6月5日(日)、コロナ禍で中断していた講演会を、久々に開催しました。 今回はXジェンダーがテーマ。
【男女以外の性別 Xジェンダーって何・・・? 子の葛藤、親の困惑】と題し、labelX代表藤原和希さんをお招きして、前半は1時間の講演、後半はグループに分けて交流会を開きました。
参加者は30名ほど。10代からシニア迄、親御さん、allyさん、各セクシュアリティの方々、多彩な顔ぶれとなりました。通常、ミーテイング前はメールで参加希望が随時入りますが、今回は親御さんの悩み相談兼参加希望という、かなり深刻な心情の方もおられ、これだけ巷にLGBT情報が流れていても実態は未だに難しい社会状況だ、ということが感じられました。
講演内容は、SOGIESC(sexual orientation/性指向、gender identity/社会的・文化的な性のアイデンティティ、gender expression/性表現、sexual caracteristics/身体の性的特徴)における基礎知識、labelX紹介及び藤原さんのライフヒストリー、カミングアウト、多彩なXジェンダーの様相についての説明など。

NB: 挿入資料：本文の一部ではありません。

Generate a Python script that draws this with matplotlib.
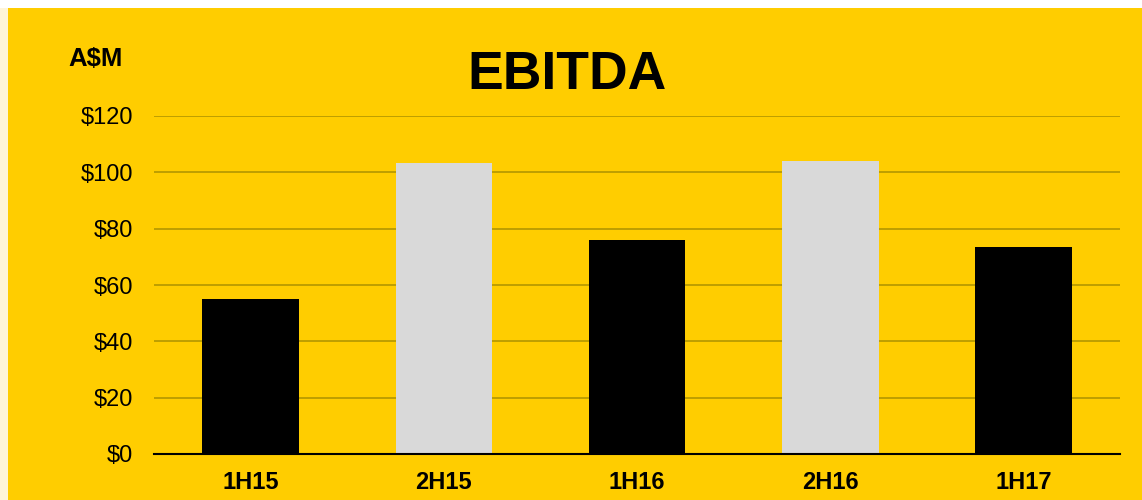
import matplotlib
matplotlib.use("Agg")
import matplotlib.pyplot as plt
from matplotlib.patches import Rectangle

categories = ["1H15", "2H15", "1H16", "2H16", "1H17"]
values = [55.0, 103.3, 76.0, 104.0, 73.5]
bar_colors = ["#000000", "#D9D9D9", "#000000", "#D9D9D9", "#000000"]
yticks = [0, 20, 40, 60, 80, 100, 120]
ytick_labels = ["$0", "$20", "$40", "$60", "$80", "$100", "$120"]

W, H = 1142, 500
fig = plt.figure(figsize=(W / 100, H / 100), dpi=100)
fig.patch.set_facecolor("white")
plt.rcParams["font.family"] = ["Liberation Sans", "DejaVu Sans"]

# yellow panel with cream left strip
fig.patches.append(Rectangle((0, 0), 8 / W, 1 - 8 / H, transform=fig.transFigure,
                             facecolor="#FFF5D8", edgecolor="none", zorder=-2))
fig.patches.append(Rectangle((8 / W, 0), 1 - 8 / W, 1 - 8 / H, transform=fig.transFigure,
                             facecolor="#FFCD00", edgecolor="none", zorder=-1))

left, right = 154 / W, 1120 / W
bottom, top = 1 - 454 / H, 1 - 116 / H
ax = fig.add_axes([left, bottom, right - left, top - bottom])
ax.set_facecolor("none")

x = list(range(len(categories)))
ax.bar(x, values, width=0.5, color=bar_colors, zorder=3)
ax.set_xlim(-0.5, len(categories) - 0.5)
ax.set_ylim(0, 120)
ax.set_yticks(yticks)
ax.set_yticklabels(ytick_labels, fontsize=17)
ax.set_xticks(x)
ax.set_xticklabels(categories, fontsize=17, fontweight="bold")
ax.tick_params(axis="both", length=0)
ax.tick_params(axis="y", pad=15)
ax.tick_params(axis="x", pad=12)
for s in ["top", "right", "left"]:
    ax.spines[s].set_visible(False)
ax.spines["bottom"].set_color("#000000")
ax.spines["bottom"].set_linewidth(1.5)
ax.spines["bottom"].set_zorder(4)
ax.grid(axis="y", color="#B39600", linewidth=1.2, zorder=0)
ax.set_axisbelow(True)

fig.text(567 / W, 1 - 75 / H, "EBITDA", fontsize=38.5, fontweight="bold",
         ha="center", va="center")
fig.text(96 / W, 1 - 59 / H, "A$M", fontsize=18.5, fontweight="bold",
         ha="center", va="center")

fig.savefig("out.png", dpi=100, facecolor=fig.get_facecolor())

Xジェンダーと言えば、両性、無性、中性、不定性etc.と千差万別で、一般的にはかなり理解しづらいセクシュアリティと思われますが、藤原さんのライフヒストリーを交えての説明によりかなり身近に感じられたのではないかと思います。実際、つなぐ会にも近年Xジェンダーの相談が増えており、濃厚な非性同一性というよりも性別のもやもや感を訴える方が多いのです。肉体への拒否感はあるもののむしろ「男のくせに」とか「女らしく」という性別規範に対するいたたまれなさが強く、依然として男女の二分別で成り立っている社会の象徴「2択の性別欄」への反発も強い。選択せざるを得ない時には、男・女の中間の「・」に◯を付ける方もいるほどです。男女どちらにも与することができないセクシュアリティの存在を社会全体が認知し、どんな場所でも日常的に許容されればどれだけ生きやすいことでしょうか。

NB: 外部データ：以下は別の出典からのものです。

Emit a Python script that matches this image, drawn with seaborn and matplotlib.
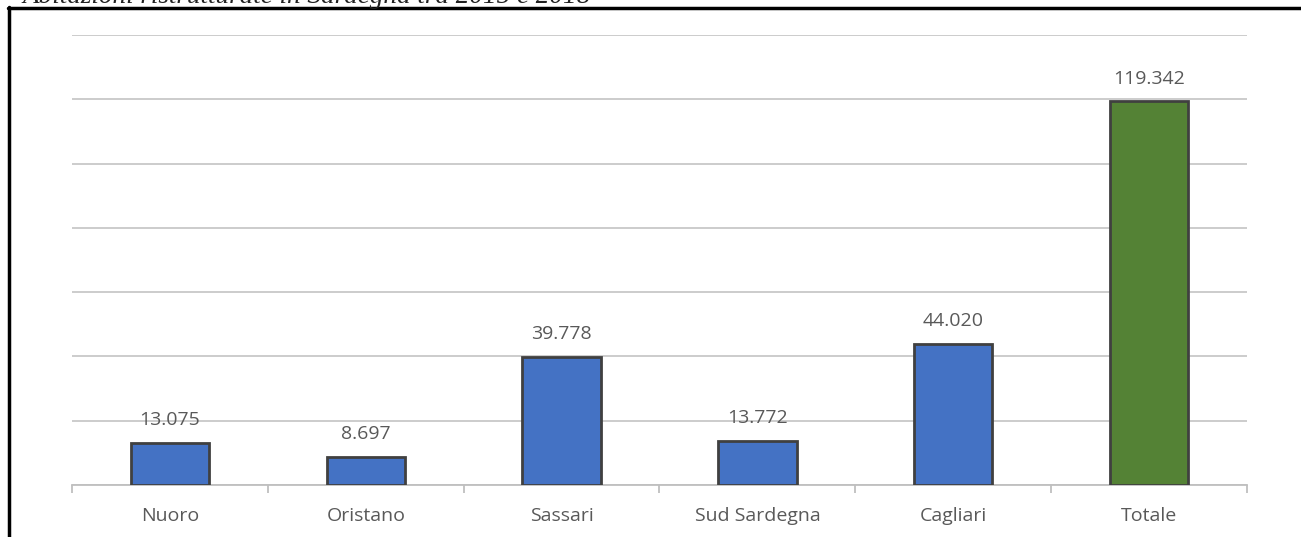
import matplotlib
matplotlib.use("Agg")
import matplotlib.pyplot as plt
from matplotlib.lines import Line2D
from matplotlib.ticker import MultipleLocator, FixedLocator, NullFormatter
import seaborn as sns
import pandas as pd

# Abitazioni per provincia e totale regionale
province = ["Nuoro", "Oristano", "Sassari", "Sud Sardegna", "Cagliari", "Totale"]
abitazioni = [13075, 8697, 39778, 13772, 44020, 119342]
etichette = ["13.075", "8.697", "39.778", "13.772", "44.020", "119.342"]
titolo = "Abitazioni ristrutturate in Sardegna tra 2015 e 2018"

BLU = "#4472C4"
VERDE = "#548235"
colori = {p: (VERDE if p == "Totale" else BLU) for p in province}

sns.set_theme(style="white")
plt.rcParams["font.family"] = ["Open Sans", "DejaVu Sans"]

df = pd.DataFrame({"provincia": province, "valore": abitazioni})

fig = plt.figure(figsize=(13.01, 5.37), dpi=100)
ax = fig.add_axes([72 / 1301, 1 - 485 / 537, (1247 - 72) / 1301, (485 - 35) / 537])

sns.barplot(data=df, x="provincia", y="valore", hue="provincia", palette=colori,
            saturation=1, width=0.4, edgecolor="#404040", linewidth=2,
            legend=False, ax=ax, zorder=3)

ax.set_xlim(-0.5, len(province) - 0.5)
ax.set_ylim(0, 140000)
ax.yaxis.set_major_locator(MultipleLocator(20000))
ax.yaxis.grid(True, color="#bfbfbf", linewidth=1.1, zorder=0)
ax.set_axisbelow(True)
ax.tick_params(axis="y", left=False, labelleft=False)

for side in ("top", "right", "left"):
    ax.spines[side].set_visible(False)
ax.spines["bottom"].set_color("#bfbfbf")
ax.spines["bottom"].set_linewidth(1.3)

ax.xaxis.set_minor_locator(FixedLocator([i - 0.5 for i in range(len(province) + 1)]))
ax.xaxis.set_minor_formatter(NullFormatter())
ax.tick_params(axis="x", which="minor", bottom=True, direction="out", length=6,
               width=1.3, color="#bfbfbf")
ax.tick_params(axis="x", which="major", bottom=False, labelsize=14,
               labelcolor="#595959", pad=10)
ax.set_xlabel("")
ax.set_ylabel("")

for i, (v, lab) in enumerate(zip(abitazioni, etichette)):
    ax.annotate(lab, xy=(i, v), xytext=(0, 10), textcoords="offset points",
                ha="center", va="bottom", fontsize=14, color="#595959")

# cornice e titolo in alto
fig.add_artist(Line2D([8 / 1301, 1.0], [1 - 7.5 / 537] * 2, color="black",
                      linewidth=2.5, transform=fig.transFigure))
fig.add_artist(Line2D([8.5 / 1301] * 2, [0.0, 1 - 6.5 / 537], color="black",
                      linewidth=2.5, transform=fig.transFigure))
fig.text(22 / 1301, 1 - 3 / 537, titolo, ha="left", va="baseline",
         fontsize=19.5, style="italic", family="Liberation Serif", color="#222222")

fig.savefig("out.png", dpi=100)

親世代はLGBTQ全般について、発生の原因を求めます。これについては依然研究途中。Xジェンダーについては、先天的な要因もあれば、人との出会いや経験といった後天的な要因もありうると言われています。だからと言って、他から強制されて変えることは不可能、自然発生的に変化しうると言われている不思議な現象。不定性ともなればシチュエーション毎に、あるいは年数を経るごとに変わったりするわけで、この不可思議さがXジェンダーであり、男女二元論があたりまえの社会で自分の性別を疑いもせず生きてきた親達には理解されにくいところです。親達の声として、子どもを理解したいのは山々だが、あまりにも難しいとの声が多々あったのは、男女どちらにも属せず曖昧模糊とした存在という、従来の価値観から逸脱した事態だからでしょう。
当事者の方からは、未だに周知されていないXジェンダーについて語られたことに意義があると評され、企画者としては嬉しいながら、無理解な社会に生きるXジェンダーの生きづらさをかえって強く知ることとなりました。
男だから、女だからとカテゴリーで判断するのではなく、他者をその人個人として見ることが大事なのだと思います。誰もがありのままの自分で生きられる社会を目指して、これからも語り合っていきましょう。